On March 30, Greensboro leaders hosted their State of the City to look back over the past year and spotlight the city’s progress.
Mayor Nancy Vaughan called the event’s theme “vision, innovation and progress.” The event included appearances from councilmembers via prerecorded videos as well as a conversation with leaders from The Alexander Company, Toyota and Boom Supersonic — a few of the companies bringing major changes to the area. A conversation with the panel of business moguls was moderated by City Manager Taiwo Jaiyeoba.
After giving several examples of businesses such as RPM Wood Finishes Group and Procter and Gamble that are bringing job opportunities and investment to the area, Vaughan said she felt confident saying that the “state of the city” is “very strong.”
Vaughan added that in preparation for the “influx of jobs on the horizon,” the city knows that “housing, transportation and a strong workforce are imperative.”
Preceded by comments from the mayor, each of the videos made by councilmembers highlighted the city’s noteworthy improvements to areas such as affordable housing, public transportation, sustainability and public safety.
District 2 representative Goldie Wells talked about affordable housing while president of Downtown Greensboro Incorporated and District 3 representative Zack Matheny spoke about improvements to the city’s downtown.

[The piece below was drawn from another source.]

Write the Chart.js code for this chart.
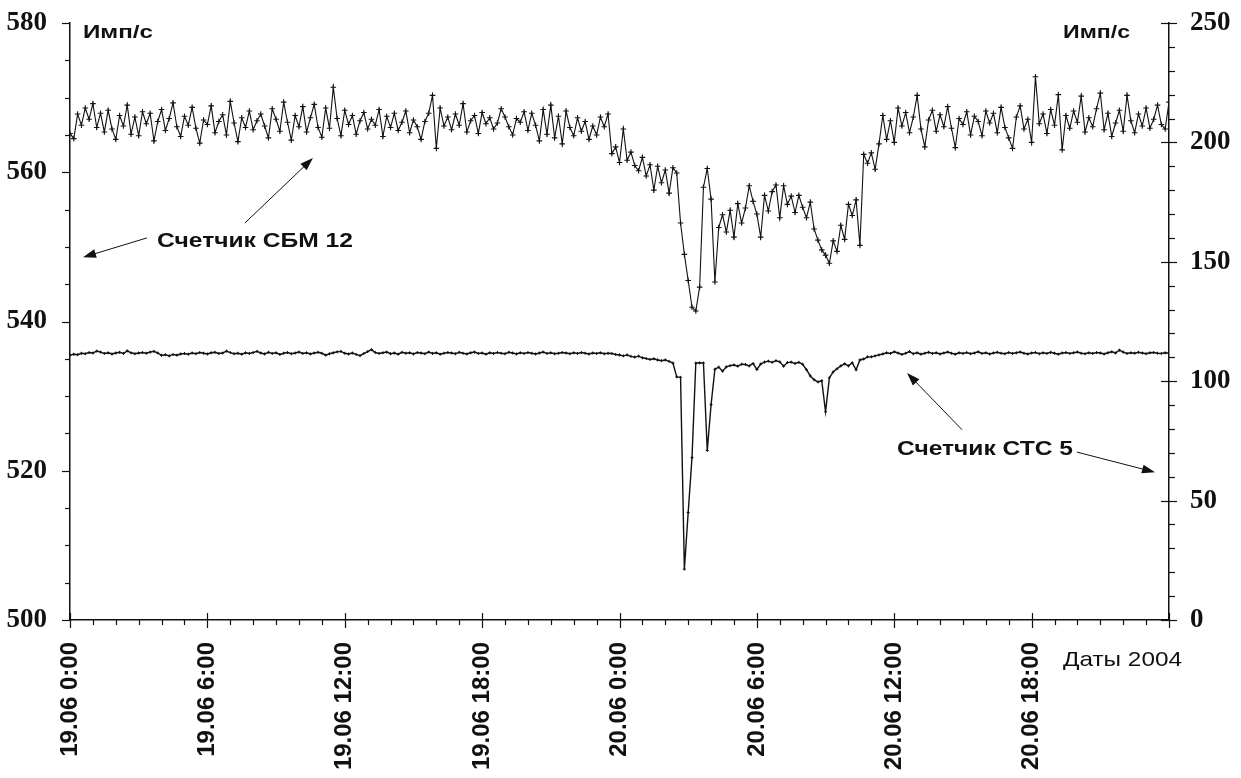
<!DOCTYPE html>
<html>
<head>
<meta charset="utf-8">
<script src="https://cdn.jsdelivr.net/npm/chart.js@4.4.1/dist/chart.umd.min.js"></script>
<style>
  html, body { margin: 0; padding: 0; background: #fff; }
  canvas { display: block; }
</style>
</head>
<body>
<canvas id="counts" width="1241" height="778"></canvas>
<script>
// 10-minute samples, 19.06 0:00 .. 21.06 0:00
const stepHours = 1 / 6;
const xTickLabels = ['19.06 0:00', '19.06 6:00', '19.06 12:00', '19.06 18:00',
  '20.06 0:00', '20.06 6:00', '20.06 12:00', '20.06 18:00'];

// СБМ 12, left axis (Имп/с)
const sbm12 = [
  565.2, 564.5, 567.8, 566.3, 568.6, 567.1, 569.2, 566.0, 567.9, 565.4,
  568.3, 565.8, 564.4, 567.6, 566.2, 569.0, 565.1, 567.4, 564.9, 568.1,
  566.5, 567.9, 564.2, 566.8, 568.4, 565.6, 567.2, 569.3, 566.1, 564.8,
  567.5, 566.3, 568.7, 565.9, 563.9, 567.0, 566.4, 568.9, 565.3, 566.8,
  567.7, 565.0, 569.5, 566.6, 564.1, 567.3, 566.0, 568.2, 565.7, 566.9,
  567.8, 566.2, 564.6, 568.5, 567.1, 565.5, 569.4, 566.7, 564.3, 567.6,
  566.1, 568.8, 565.4, 567.3, 569.1, 566.0, 564.7, 568.6, 565.9, 571.4,
  567.2, 564.9, 568.3, 566.4, 567.6, 565.1, 566.9, 568.0, 565.8, 567.1,
  566.3, 568.4, 564.8, 567.5, 566.0, 567.9, 565.6, 566.7, 568.2, 565.3,
  567.0, 566.1, 564.4, 566.8, 567.9, 570.3, 563.2, 568.6, 566.2, 567.4,
  565.7, 567.8, 566.3, 569.2, 565.4, 566.9, 567.6, 565.2, 568.0, 566.5,
  567.3, 565.8, 566.6, 568.5, 567.4, 566.1, 565.0, 567.2, 566.7, 568.1,
  565.6, 567.9, 566.3, 564.2, 568.4, 565.1, 569.0, 564.6, 567.5, 563.8,
  568.2, 566.0, 564.9, 567.3, 565.5, 566.8, 564.4, 566.2, 565.0, 567.4,
  566.1, 567.8,
  562.5, 563.4, 561.3, 565.8, 561.6, 562.7, 560.9, 560.2, 562.0, 559.5,
  561.0, 557.6, 560.8, 558.6, 560.3, 557.2, 560.6, 559.9, 553.2, 549.0,
  545.5, 541.9, 541.4, 544.6, 558.0, 560.5, 556.4, 545.3, 552.6, 554.3,
  552.0, 554.9, 551.3, 555.8, 553.2, 555.2, 558.2, 556.1, 554.4, 551.3,
  556.9, 554.8, 557.4, 558.3, 553.9, 558.2, 555.7, 556.8, 554.6, 556.9,
  555.3, 553.9, 556.0, 552.4, 550.9, 549.6, 548.9, 547.8, 550.8, 549.4,
  552.9, 551.0, 555.7, 554.2, 556.3, 550.2, 562.4, 561.2, 562.6, 560.4,
  563.8, 567.6, 564.4, 566.9, 564.0, 568.6, 566.2, 568.0, 565.3,
  567.4, 570.3, 565.8, 563.4, 567.0, 568.3, 565.5, 567.7, 566.1, 568.8,
  565.9, 563.3, 567.2, 566.4, 568.1, 565.0, 567.5, 566.8, 564.9, 568.2,
  566.6, 567.9, 565.3, 568.7, 566.0, 564.6, 563.2, 567.4, 568.9, 565.8,
  567.1, 564.0, 572.8, 566.5, 567.8, 565.2, 568.4, 566.3, 570.4, 563.0,
  567.6, 565.9, 568.2, 566.7, 570.2, 565.4, 567.3, 566.1, 568.5, 570.6,
  565.7, 567.9, 564.8, 566.6, 568.3, 565.5, 570.3, 566.9, 565.3, 567.8,
  566.2, 568.6, 565.9, 567.1, 569.0, 566.4, 565.8, 569.4
];

// СТС 5, right axis (Имп/с)
const sts5 = [
  110.9, 111.3, 111.1, 111.7, 111.5, 112.0, 111.8, 112.6, 112.2, 111.6,
  111.9, 111.4, 111.8, 112.1, 111.6, 112.7, 111.9, 111.5, 111.8, 112.0,
  111.7, 112.2, 112.5, 111.8, 110.8, 111.1, 110.6, 111.2, 110.9, 111.4,
  111.6, 111.3, 111.8, 111.5, 112.0, 111.7, 111.4, 111.9, 112.1, 111.6,
  111.8, 112.6, 112.0, 111.5, 111.7, 111.3, 111.9, 111.6, 112.0, 112.5,
  111.8, 111.4, 112.1, 111.6, 111.9, 111.2, 111.7, 112.0, 111.5, 111.8,
  112.2, 111.6, 111.9, 111.4, 111.8, 112.1, 111.7, 110.9, 111.5, 111.9,
  112.3, 112.5, 111.7, 111.4, 111.8, 111.2, 110.7, 111.6, 112.4, 113.2,
  112.0, 111.6, 111.9, 112.2, 111.5, 111.8, 111.3, 112.1, 111.7, 111.9,
  111.4, 112.0, 111.8, 111.5, 112.2, 111.6, 111.9, 111.3, 111.7, 112.0,
  111.8, 111.5, 112.1, 111.7, 111.4, 111.9, 112.2, 111.6, 111.8, 111.3,
  111.9, 111.6, 112.0, 111.7, 111.5, 112.1, 111.8, 111.4, 111.9, 111.6,
  112.0, 111.7, 111.4, 111.8, 112.2, 111.6, 111.9, 111.5, 111.7, 112.0,
  111.8, 111.5, 111.9, 111.6, 112.0, 111.7, 111.4, 111.8, 111.6, 111.9,
  111.5, 111.7,
  111.6, 111.2, 111.0, 110.6, 111.0, 110.4, 110.1, 110.5, 109.8, 109.5,
  109.1, 109.4, 108.9, 108.6, 108.9, 108.3,
  107.6, 101.8, 101.6, 21.3, 45.0, 68.0, 107.6, 107.7, 107.6, 71.0,
  90.2, 105.0,
  105.9, 104.2, 106.0, 106.5, 106.8, 106.3, 107.1, 107.0, 106.4, 107.4, 104.9,
  107.2, 108.0, 108.4, 107.9, 108.6, 108.1, 106.3, 107.8, 108.0, 107.4, 107.9, 107.1,
  104.8, 102.2, 100.6, 99.7, 100.2, 87.2, 101.4, 103.9, 105.2, 106.4,
  107.3, 106.4, 107.7, 104.8, 108.9, 109.3, 110.2, 110.2, 110.6,
  111.0, 111.4, 111.9, 111.6, 112.3, 111.8, 111.2, 111.7, 112.4, 111.5,
  111.9, 111.3, 111.7, 112.1, 111.6, 111.9, 111.4, 111.8, 112.2, 111.7,
  111.3, 111.9, 111.6, 112.0, 111.5, 111.8, 112.3, 111.6, 111.9, 111.4,
  111.8, 112.1, 111.7, 111.5, 112.0, 111.6, 111.9, 112.2, 111.7, 111.4,
  111.8, 112.0, 111.5, 111.9, 111.6, 112.1, 111.7, 111.3, 111.8, 112.0,
  111.6, 111.9, 112.2, 111.7, 111.5, 111.9, 111.6, 112.0, 111.8, 111.4,
  111.9, 112.3, 111.8, 113.0, 112.2, 111.6, 111.9, 111.7, 112.1, 111.8,
  111.5, 111.9, 112.0, 111.7, 111.6, 111.9, 111.7
];

const toPoints = arr => arr.map((v, i) => ({ x: i * stepHours, y: v }));

// stretched text so it fills a given width
function fitText(ctx, str, x, y, font, width, align) {
  ctx.save();
  ctx.font = font;
  const w = ctx.measureText(str).width;
  ctx.translate(x, y);
  ctx.scale(width / w, 1);
  ctx.textAlign = 'left';
  ctx.fillText(str, align === 'right' ? -w : 0, 0);
  ctx.restore();
}

function arrow(ctx, x1, y1, x2, y2) {
  const a = Math.atan2(y2 - y1, x2 - x1);
  ctx.beginPath();
  ctx.moveTo(x1, y1);
  ctx.lineTo(x2 - 8 * Math.cos(a), y2 - 8 * Math.sin(a));
  ctx.stroke();
  ctx.beginPath();
  ctx.moveTo(x2, y2);
  ctx.lineTo(x2 - 13 * Math.cos(a) + 4.5 * Math.sin(a), y2 - 13 * Math.sin(a) - 4.5 * Math.cos(a));
  ctx.lineTo(x2 - 13 * Math.cos(a) - 4.5 * Math.sin(a), y2 - 13 * Math.sin(a) + 4.5 * Math.cos(a));
  ctx.closePath();
  ctx.fill();
}

const extras = {
  id: 'extras',
  afterDraw(chart) {
    const { ctx, chartArea: a, scales: { x, y, y2 } } = chart;
    ctx.save();
    ctx.strokeStyle = '#111';
    ctx.fillStyle = '#111';
    ctx.lineWidth = 1.2;

    // x ticks: hourly minor, 6-hourly major
    for (let h = 0; h <= 48; h++) {
      const px = Math.round(x.getPixelForValue(h)) + 0.5;
      ctx.beginPath();
      if (h % 6 === 0) { ctx.moveTo(px, a.bottom - 7); ctx.lineTo(px, a.bottom + 8); }
      else { ctx.moveTo(px, a.bottom); ctx.lineTo(px, a.bottom + 5); }
      ctx.stroke();
    }
    // left ticks
    for (let v = 500; v <= 580; v += 5) {
      const py = Math.round(y.getPixelForValue(v)) + 0.5;
      ctx.beginPath();
      ctx.moveTo(a.left - (v % 20 === 0 ? 8 : 5), py);
      ctx.lineTo(a.left, py);
      ctx.stroke();
    }
    // right ticks
    for (let v = 0; v <= 250; v += 10) {
      const py = Math.round(y2.getPixelForValue(v)) + 0.5;
      ctx.beginPath();
      if (v % 50 === 0) { ctx.moveTo(a.right - 8, py); ctx.lineTo(a.right + 8, py); }
      else { ctx.moveTo(a.right, py); ctx.lineTo(a.right + 6, py); }
      ctx.stroke();
    }

    ctx.textBaseline = 'alphabetic';
    fitText(ctx, 'Имп/с', a.left + 13, a.top + 15, 'bold 18px "Liberation Sans", Arial', 70);
    fitText(ctx, 'Имп/с', a.right - 39, a.top + 15, 'bold 18px "Liberation Sans", Arial', 67, 'right');
    fitText(ctx, 'Даты 2004', a.right - 106, a.bottom + 46, '21px "Liberation Sans", Arial', 119);

    ctx.textBaseline = 'middle';
    fitText(ctx, 'Счетчик СБМ 12', x.getPixelForValue(3.8), y.getPixelForValue(550.8),
      'bold 21px "Liberation Sans", Arial', 196);
    fitText(ctx, 'Счетчик СТС 5', x.getPixelForValue(36.12), y.getPixelForValue(522.9),
      'bold 21px "Liberation Sans", Arial', 176);

    ctx.lineWidth = 1;
    const P = (h, v) => [x.getPixelForValue(h), y.getPixelForValue(v)];
    arrow(ctx, ...P(3.36, 551.2), ...P(0.57, 548.6));
    arrow(ctx, ...P(7.64, 553.2), ...P(10.61, 561.9));
    arrow(ctx, ...P(38.96, 525.5), ...P(36.56, 533.1));
    arrow(ctx, ...P(43.98, 522.5), ...P(47.39, 519.8));
    ctx.restore();
  }
};

const noPad = s => { s.paddingTop = 0; s.paddingBottom = 0; s.paddingLeft = 0; s.paddingRight = 0; };

const ctx = document.getElementById('counts').getContext('2d');

new Chart(ctx, {
  type: 'line',
  data: {
    datasets: [
      {
        label: 'Счетчик СБМ 12',
        data: toPoints(sbm12),
        yAxisID: 'y',
        borderColor: '#111',
        borderWidth: 1.1,
        pointStyle: 'cross',
        pointRadius: 2.8,
        pointBorderWidth: 1.1,
        pointBorderColor: '#111',
        tension: 0
      },
      {
        label: 'Счетчик СТС 5',
        data: toPoints(sts5),
        yAxisID: 'y2',
        borderColor: '#111',
        borderWidth: 1.4,
        pointStyle: 'cross',
        pointRadius: 1.5,
        pointBorderWidth: 1,
        pointBorderColor: '#111',
        tension: 0
      }
    ]
  },
  options: {
    responsive: false,
    animation: false,
    layout: { padding: { top: 23, left: 0, right: 0, bottom: 0 } },
    plugins: { legend: { display: false }, tooltip: { enabled: false } },
    scales: {
      x: {
        type: 'linear',
        min: 0,
        max: 48,
        afterFit: s => { s.height = 158; noPad(s); },
        grid: { display: false, drawTicks: false },
        border: { display: true, color: '#111', width: 1.5 },
        ticks: {
          stepSize: 6,
          autoSkip: false,
          minRotation: 90,
          maxRotation: 90,
          padding: 22,
          color: '#111',
          font: { family: '"Liberation Sans", Arial', weight: 'bold', size: 24 },
          callback: v => xTickLabels[v / 6] || ''
        }
      },
      y: {
        position: 'left',
        min: 500,
        max: 580,
        afterFit: s => { s.width = 70; noPad(s); },
        grid: { display: false, drawTicks: false },
        border: { display: true, color: '#111', width: 1.5 },
        ticks: {
          stepSize: 20,
          padding: 23,
          color: '#111',
          font: { family: '"Liberation Serif", "Times New Roman"', weight: 'bold', size: 27 }
        }
      },
      y2: {
        position: 'right',
        min: 0,
        max: 250,
        afterFit: s => { s.width = 72; noPad(s); },
        grid: { display: false, drawTicks: false },
        border: { display: true, color: '#111', width: 1.5 },
        ticks: {
          stepSize: 50,
          padding: 21,
          color: '#111',
          font: { family: '"Liberation Serif", "Times New Roman"', weight: 'bold', size: 27 }
        }
      }
    }
  },
  plugins: [extras]
});
</script>
</body>
</html>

Matheny lauded the Tanger Center and mentioned the Boro, the social district where residents can stroll with their alcoholic beverages and bring their drinks into participating local businesses.
“We’re striving to make downtown inviting for everyone,” Matheny said.
In January Matheny voted to decline to extend the district to the Tanger Center and Center City Park — an area that is often used by people experiencing homelessness. At-large representative Hugh Holston was the sole councilmember who voted in favor of expansion. In October, council passed amendments that heavily regulate the use of public space and storage of personal belongings, measures that advocates said targeted the homeless community directly.
Vaughan also discussed the city’s efforts to address homelessness, explaining that the city is “laying the foundation” and “thinking outside the box.”
In District 4 councilmember Nancy Hoffmann’s video, the Doorway Project was used as an example. Costing the city more than $700,000, the project provided temporary shelter to approximately 58 unhoused individuals by placing them in 64-square-foot Pallet shelters from the end of December until March 24.
Since October 2022, TCB has reported extensively on the project, to which residents offered mixed reviews, noting that while they were grateful to be protected from the elements, they struggled with access to basic necessities like food — the site was located four miles from downtown. A changing timeline of when the shelters would be taken down was also met with frustration and confusion by past residents.
With the shelters in the background, Hoffmann said that the city “should be proud to pave the way for an innovative approach to temporary housing.”
When Jaiyeoba asked Vaughan what she wants next year’s State of the City to highlight, Vaughan mentioned that she wants to be able to show how the city’s investments are paying off for residents.
“We need to be able to show that we are actually putting people in houses,” she said. “We are working on long-term solutions and that’s really what we need to outline.”
She noted that the city also needs to “stop responding in emergency situations” when it comes to housing investment.
“We’ve been great responding to emergencies — now we have to look at that long-term investment,” she added.
Public safety and continuing the “relationships between communities, the police department, the fire department” over the next year is another priority, Vaughan said.